También, el hecho de jugar a experimentar la muerte establece una pausa, un silencio para vivenciarla y, al revivir, huir de ella y disimular el horror, el peligro inasible de ese acontecimiento. En el horizonte humano, ser sensible a lo mortal no es algo que esté dado: hay que conquistarlo; imaginariamente, anudarlo a lo real para soportarlo y simbolizarlo.
Cuando un niño no puede jugar a su propia muerte, porque no puede hacerse la cuenta de que está muerto o porque se inhibe e inmoviliza por el espanto, no sólo no puede pensar en ella sino que está impedido de tomar distancia y separarse de lo mortal: al no representar la muerte, ella se personifica en la inhibición, el bloqueo corporal, la inestabilidad psicomotriz o la organicidad.
Hacerse la cuenta de estar muerto implica jugar la propia ausencia: jugar a no estar, a saber qué pasa cuando él no está presente. De esta manera, la muerte se torna posible simbólicamente, lo cual abre una brecha a la vida. El niño no planifica jugar a estar muerto; es un juego que se va dando en la intimidad azarosa del “como si”, del “hacerse la cuenta de que”, donde la muerte, inefable, pierde el espanto del anonimato para significarse en la experiencia infantil originaria. De este modo, valientemente, enfrenta lo que –no por lo que ello signifique, sino por no poder ponerle un límite– le resulta terrible.

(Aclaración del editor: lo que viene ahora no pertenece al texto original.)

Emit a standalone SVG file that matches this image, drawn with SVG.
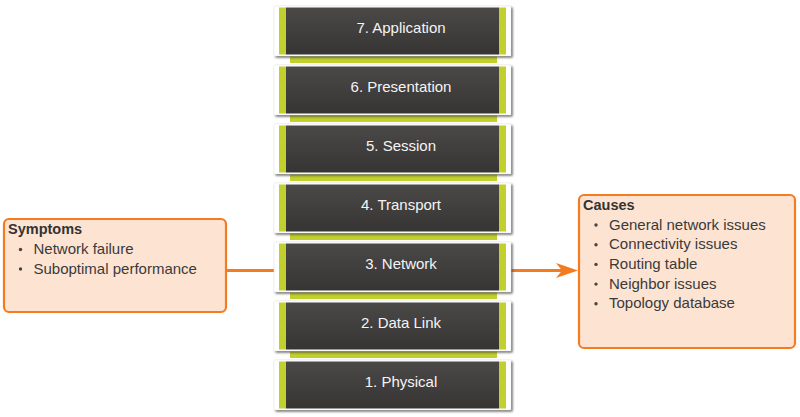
<svg xmlns="http://www.w3.org/2000/svg" width="800" height="417" viewBox="0 0 800 417">
<style>
.sh{fill:#3c3c3c;opacity:0.85}
.wb{fill:#ffffff;stroke:#e6e6e6;stroke-width:0.5}
.gr{fill:#c1d02c}
.dk{fill:url(#dg)}
.lt{font-family:"Liberation Sans",Arial,sans-serif;font-size:15px;fill:#f4f4f4;text-anchor:middle}
.box{fill:#fde4d2;stroke:#f47b20;stroke-width:2.2}
.hd{font-family:"Liberation Sans",Arial,sans-serif;font-size:14.5px;font-weight:bold;fill:#333333}
.it{font-family:"Liberation Sans",Arial,sans-serif;font-size:15px;fill:#3a3a3a}
.bu{fill:#444444}
.gap{fill:#c1d02c}
.gapt{fill:#8a8a6a}
.con{stroke:#f47b20;stroke-width:3;fill:none}
</style>
<defs>
<linearGradient id="dg" x1="0" y1="0" x2="0" y2="1">
<stop offset="0" stop-color="#4b4848"/>
<stop offset="1" stop-color="#373434"/>
</linearGradient>
<filter id="bl" x="-5%" y="-10%" width="110%" height="130%"><feGaussianBlur stdDeviation="0.8"/></filter>
</defs>
<rect width="800" height="417" fill="#ffffff"/>
<g id="gaps">
<rect class="gap" x="290" y="56" width="207" height="7"/>
<rect class="gap" x="290" y="115" width="207" height="7"/>
<rect class="gap" x="290" y="174" width="207" height="7"/>
<rect class="gap" x="290" y="233" width="207" height="7"/>
<rect class="gap" x="290" y="292" width="207" height="7"/>
<rect class="gap" x="290" y="351" width="207" height="7"/>
</g>
<g id="connectors">
<line class="con" x1="226" y1="270.5" x2="276" y2="270.5"/>
<line class="con" x1="509" y1="270.5" x2="562" y2="270.5"/>
<polygon points="578,270.5 556,263 562,270.5 556,278" fill="#f47b20"/>
</g>
<g id="layer7">
<rect class="sh" x="275.5" y="7.5" width="237" height="50" filter="url(#bl)"/>
<rect class="wb" x="274" y="6" width="237" height="50"/>
<rect class="gr" x="279" y="7.5" width="7" height="47"/>
<rect class="dk" x="286" y="7.5" width="213" height="47"/>
<rect class="gr" x="499" y="7.5" width="7" height="47"/>
<text class="lt" x="401" y="32.5">7. Application</text>
</g>
<g id="layer6">
<rect class="sh" x="275.5" y="66.5" width="237" height="50" filter="url(#bl)"/>
<rect class="wb" x="274" y="65" width="237" height="50"/>
<rect class="gr" x="279" y="66.5" width="7" height="47"/>
<rect class="dk" x="286" y="66.5" width="213" height="47"/>
<rect class="gr" x="499" y="66.5" width="7" height="47"/>
<text class="lt" x="401" y="91.5">6. Presentation</text>
</g>
<g id="layer5">
<rect class="sh" x="275.5" y="125.5" width="237" height="50" filter="url(#bl)"/>
<rect class="wb" x="274" y="124" width="237" height="50"/>
<rect class="gr" x="279" y="125.5" width="7" height="47"/>
<rect class="dk" x="286" y="125.5" width="213" height="47"/>
<rect class="gr" x="499" y="125.5" width="7" height="47"/>
<text class="lt" x="401" y="150.5">5. Session</text>
</g>
<g id="layer4">
<rect class="sh" x="275.5" y="184.5" width="237" height="50" filter="url(#bl)"/>
<rect class="wb" x="274" y="183" width="237" height="50"/>
<rect class="gr" x="279" y="184.5" width="7" height="47"/>
<rect class="dk" x="286" y="184.5" width="213" height="47"/>
<rect class="gr" x="499" y="184.5" width="7" height="47"/>
<text class="lt" x="401" y="209.5">4. Transport</text>
</g>
<g id="layer3">
<rect class="sh" x="275.5" y="243.5" width="237" height="50" filter="url(#bl)"/>
<rect class="wb" x="274" y="242" width="237" height="50"/>
<rect class="gr" x="279" y="243.5" width="7" height="47"/>
<rect class="dk" x="286" y="243.5" width="213" height="47"/>
<rect class="gr" x="499" y="243.5" width="7" height="47"/>
<text class="lt" x="401" y="268.5">3. Network</text>
</g>
<g id="layer2">
<rect class="sh" x="275.5" y="302.5" width="237" height="50" filter="url(#bl)"/>
<rect class="wb" x="274" y="301" width="237" height="50"/>
<rect class="gr" x="279" y="302.5" width="7" height="47"/>
<rect class="dk" x="286" y="302.5" width="213" height="47"/>
<rect class="gr" x="499" y="302.5" width="7" height="47"/>
<text class="lt" x="401" y="327.5">2. Data Link</text>
</g>
<g id="layer1">
<rect class="sh" x="275.5" y="361.5" width="237" height="50" filter="url(#bl)"/>
<rect class="wb" x="274" y="360" width="237" height="50"/>
<rect class="gr" x="279" y="361.5" width="7" height="47"/>
<rect class="dk" x="286" y="361.5" width="213" height="47"/>
<rect class="gr" x="499" y="361.5" width="7" height="47"/>
<text class="lt" x="401" y="386.5">1. Physical</text>
</g>
<g id="symptoms">
<rect class="box" x="4" y="219" width="222" height="93" rx="5"/>
<text class="hd" x="8" y="233.5">Symptoms</text>
<circle class="bu" cx="20.5" cy="249.5" r="1.7"/>
<text class="it" x="33.5" y="254">Network failure</text>
<circle class="bu" cx="20.5" cy="269" r="1.7"/>
<text class="it" x="33.5" y="273.5">Suboptimal performance</text>
</g>
<g id="causes">
<rect class="box" x="579" y="195" width="216" height="153" rx="5"/>
<text class="hd" x="583" y="210">Causes</text>
<circle class="bu" cx="596" cy="225" r="1.7"/>
<text class="it" x="609" y="229.5">General network issues</text>
<circle class="bu" cx="596" cy="244.7" r="1.7"/>
<text class="it" x="609" y="249.2">Connectivity issues</text>
<circle class="bu" cx="596" cy="264.4" r="1.7"/>
<text class="it" x="609" y="268.9">Routing table</text>
<circle class="bu" cx="596" cy="284.1" r="1.7"/>
<text class="it" x="609" y="288.6">Neighbor issues</text>
<circle class="bu" cx="596" cy="303.8" r="1.7"/>
<text class="it" x="609" y="308.3">Topology database</text>
</g>
</svg>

Al jugarla, la muerte se metamorfosea en un personaje que el pequeño juega despreocupado, desapareciendo de sí y del otro.
No olvidemos que jugar a esconderse es desaparecer por algunos instantes, mientras lo permita la escena. Cuando un niño está muy angustiado o triste –sin siquiera hablar o dibujar–, le cuesta jugar a desaparecer; sigue estando donde está sin poder ocultarse, esconderse de esa verdad encarnada que le impide representar.